Second-quarter shipments increased 10 percent from the same period last year to 32.8 million, the market research group says. That continues the growth seen last quarter.

Charles Smulders, vice president of Gartner's worldwide computing platforms group, says the PC industry is performing better than expected, suggesting that market conditions are improving. He warns, however, that sustained improvement will depend on economic conditions and their effect on the business upgrade cycle.

Recent survey data from Gartner confirms that U.S. corporate technology budgets remain tight. Consumers have contributed much of the increase, Gartner has noted.

Dell Leads Top Five

Four of the five top-tier vendors worldwide achieved double-digit growth rates in the second quarter. Dell is the number-one vendor with a 17.6 percent market share, shipping 5.8 million PCs in the second quarter compared with 4.6 million the year before. That represents a growth rate of 29.5 percent.

On the heels of Dell is Hewlett-Packard with 16.1 percent market share. In the second quarter, HP shipped 5.3 million PCs, compared with 4.7 million the year before, representing a growth rate of 12.1 percent.

Even though IBM increased its sales by 13.4 percent, shipping 2.2 million PCs, the company remains a distant third with a 6.7 percent market share.

Fujitsu, in fourth place, shipped 1.3 million units in the second quarter, or 10.8 percent more than the year before, accounting for a 4 percent market share.

NEC is the only top-five vendor to experience a second-quarter dip in shipments, which were down 2.7 percent. The vendor has a market share of 3.1 percent.

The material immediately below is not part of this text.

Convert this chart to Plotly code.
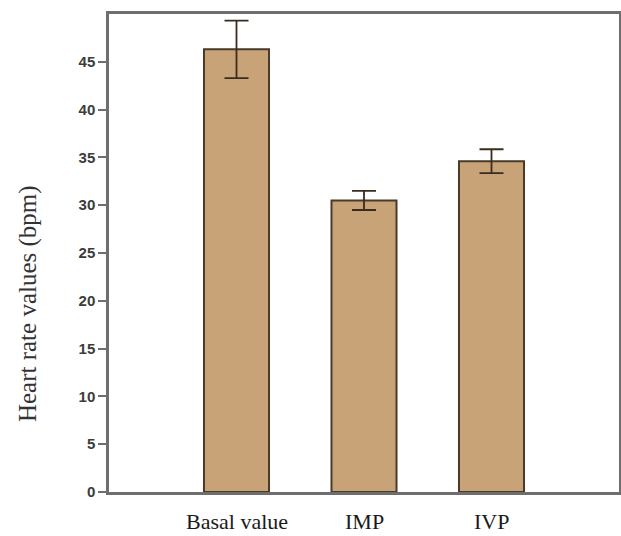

Second-quarter PC shipments in the United States rose 11.1 percent due in part to strong demand from the consumer and education segments, according to Gartner. Competitive pricing and mobile PCs were important drivers in the home market, Smulders says.

Regional Results

In the U.S. market, Dell also leads the pack with a second-quarter growth rate of 26.1 percent, shipping 3.7 million units. With a market share of 31.1 percent, the company nearly surpasses the combined 32.8 percent unit shipment share of HP, IBM, Gateway, and Apple, the other top four vendors, according to Gartner.

The PC market in Europe, the Middle East, and Africa performed above expectations in the second quarter, with unit shipments up 13 percent over the same period the year before, according to preliminary figures released by Gartner in a separate statement. This growth was the strongest in the region since 1999, the market research group says.

The positive growth rate, however, masks divergent trends in business and consumer PC demand, according to Gartner. While PC sales to consumers failed to rebound from the slowdown at the end of the first quarter of 2003, shipments to businesses accelerated, the researchers say.

PC shipments in the Asia-Pacific region fell below expectations. Gartner blames the downturn largely on the effects of SARS, or severe acute respiratory syndrome, on business activity in China. Data on unit shipments in the region were not immediately available.